Continued Orange
Posted by Ian Pottmeyer on October 30, 2007 at 02:31 PM
What can I say, Valve was nice enough to include commentary tracks for all of their games, and I can't help but comment on it.
So the topic du jour is Team Fortress 2, released after all these years. (I have some things to say about Episode 2, but they'd be spoilerific, so I'm going to hold off for a while.) For anyone not familiar with TF2, it's a multiplayer only team-based shooter (red players vs. blue players), where each player picks one of nine distinct player classes to use for the round. The way the game plays changes depending on what class you're playing as.
Most of the commentary isn't really applicable to ARGs, unfortunately, but there was one bit that really stuck out at me. When they were designing the different classes, they realized at some point that it was nearly impossible to get an entire team to work together, as everybody had their own personal goals they were trying to achieve. Their solution to this was to build each level to encourage pairs of players to work together.
This is a good idea for designing almost any kind of multiplayer game. You can never expect full cooperation from your players, but you can expect small groups with similar goals to band together, and you should design with that in mind.

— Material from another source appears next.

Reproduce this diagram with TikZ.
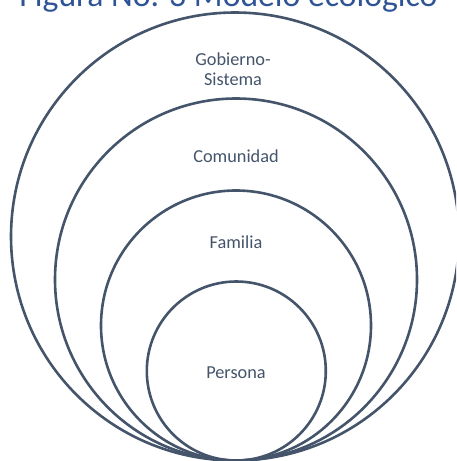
\documentclass[tikz,border=0pt]{standalone}
\usepackage{fontspec}
\setmainfont{Carlito}
\usetikzlibrary{math}
\definecolor{ringgray}{HTML}{44546A}
\definecolor{titleblue}{HTML}{2F5496}

\begin{document}
\begin{tikzpicture}[x=1pt, y=-1pt,
    ring/.style={draw=ringgray, line width=2.6pt},
    lbl/.style={text=ringgray, font=\fontsize{18.3}{19.3}\selectfont, inner sep=0pt, anchor=base, align=center}]
  \tikzmath{\b = 460.5;}

  \useasboundingbox (0, 0) rectangle (456, 461);
  \clip (0, 0) rectangle (456, 461);

  % title, cut off by the top edge
  \node[text=titleblue, font=\fontsize{33.7}{40}\selectfont, inner sep=0pt, anchor=base] (title) at (228.5, 6) {Figura No. 3 Modelo ecológico};

  % rings, all touching at the bottom
  \draw[ring] (235, \b-224) circle (224pt);
  \draw[ring] (236, \b-181) circle (181pt);
  \draw[ring] (236, \b-135) circle (135pt);
  \draw[ring] (236.3, \b-89.5) circle (89.5pt);

  % labels
  \node[lbl] (gobierno) at (233, 85) {Gobierno-\\Sistema};
  \node[lbl] (comunidad) at (236, 162.3) {Comunidad};
  \node[lbl] (familia) at (236, 248.3) {Familia};
  \node[lbl] (persona) at (236, 378.3) {Persona};

\end{tikzpicture}
\end{document}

In an ARG, you might have a lot of small puzzles that all fit together into something more when they're solved. When that happens, the community feels pride at how they all worked together to accomplish a tremendous feat. In reality, of couse, they didn't work together at all. They worked individually (or in small groups) to solve smaller problems.
Perhaps the most important game design decision you can make is deciding how you want the players to play your game. Once you've figured that out, a lot of the remaining design can be deduced by asking "does this help the players behave the way I want them to?"